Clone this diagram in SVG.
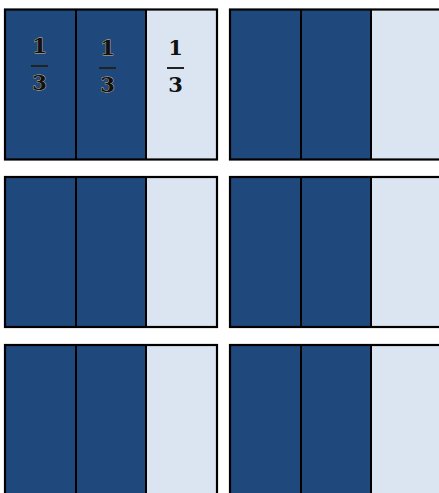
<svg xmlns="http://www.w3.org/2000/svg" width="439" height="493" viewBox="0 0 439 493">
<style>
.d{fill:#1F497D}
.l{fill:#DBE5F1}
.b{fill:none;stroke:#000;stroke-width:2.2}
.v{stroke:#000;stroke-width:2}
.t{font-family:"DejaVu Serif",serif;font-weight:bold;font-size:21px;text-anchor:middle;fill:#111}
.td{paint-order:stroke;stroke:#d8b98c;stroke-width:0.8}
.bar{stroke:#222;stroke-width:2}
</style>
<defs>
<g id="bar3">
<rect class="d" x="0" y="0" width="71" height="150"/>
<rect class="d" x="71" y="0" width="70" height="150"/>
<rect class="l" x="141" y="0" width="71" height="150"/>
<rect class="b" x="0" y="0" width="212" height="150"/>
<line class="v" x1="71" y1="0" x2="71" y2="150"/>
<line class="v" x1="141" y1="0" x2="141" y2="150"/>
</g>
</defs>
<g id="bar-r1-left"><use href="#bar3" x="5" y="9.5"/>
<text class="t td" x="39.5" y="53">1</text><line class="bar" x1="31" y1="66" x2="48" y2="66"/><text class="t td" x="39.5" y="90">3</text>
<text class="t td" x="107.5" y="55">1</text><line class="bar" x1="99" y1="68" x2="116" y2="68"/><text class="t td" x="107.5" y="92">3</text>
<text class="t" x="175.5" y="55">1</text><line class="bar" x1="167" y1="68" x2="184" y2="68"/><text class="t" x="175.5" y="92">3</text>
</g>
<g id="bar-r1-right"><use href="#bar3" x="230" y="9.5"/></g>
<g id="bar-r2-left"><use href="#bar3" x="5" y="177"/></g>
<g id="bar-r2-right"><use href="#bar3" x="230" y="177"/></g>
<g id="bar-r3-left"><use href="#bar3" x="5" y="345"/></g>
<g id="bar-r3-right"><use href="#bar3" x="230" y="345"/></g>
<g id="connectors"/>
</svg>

**Direction:** Every line of the data should be copied as it stands, without the images.

**Final answer:**
Clone this diagram in SVG.
<svg xmlns="http://www.w3.org/2000/svg" width="439" height="493" viewBox="0 0 439 493">
<style>
.d{fill:#1F497D}
.l{fill:#DBE5F1}
.b{fill:none;stroke:#000;stroke-width:2.2}
.v{stroke:#000;stroke-width:2}
.t{font-family:"DejaVu Serif",serif;font-weight:bold;font-size:21px;text-anchor:middle;fill:#111}
.td{paint-order:stroke;stroke:#d8b98c;stroke-width:0.8}
.bar{stroke:#222;stroke-width:2}
</style>
<defs>
<g id="bar3">
<rect class="d" x="0" y="0" width="71" height="150"/>
<rect class="d" x="71" y="0" width="70" height="150"/>
<rect class="l" x="141" y="0" width="71" height="150"/>
<rect class="b" x="0" y="0" width="212" height="150"/>
<line class="v" x1="71" y1="0" x2="71" y2="150"/>
<line class="v" x1="141" y1="0" x2="141" y2="150"/>
</g>
</defs>
<g id="bar-r1-left"><use href="#bar3" x="5" y="9.5"/>
<text class="t td" x="39.5" y="53">1</text><line class="bar" x1="31" y1="66" x2="48" y2="66"/><text class="t td" x="39.5" y="90">3</text>
<text class="t td" x="107.5" y="55">1</text><line class="bar" x1="99" y1="68" x2="116" y2="68"/><text class="t td" x="107.5" y="92">3</text>
<text class="t" x="175.5" y="55">1</text><line class="bar" x1="167" y1="68" x2="184" y2="68"/><text class="t" x="175.5" y="92">3</text>
</g>
<g id="bar-r1-right"><use href="#bar3" x="230" y="9.5"/></g>
<g id="bar-r2-left"><use href="#bar3" x="5" y="177"/></g>
<g id="bar-r2-right"><use href="#bar3" x="230" y="177"/></g>
<g id="bar-r3-left"><use href="#bar3" x="5" y="345"/></g>
<g id="bar-r3-right"><use href="#bar3" x="230" y="345"/></g>
<g id="connectors"/>
</svg>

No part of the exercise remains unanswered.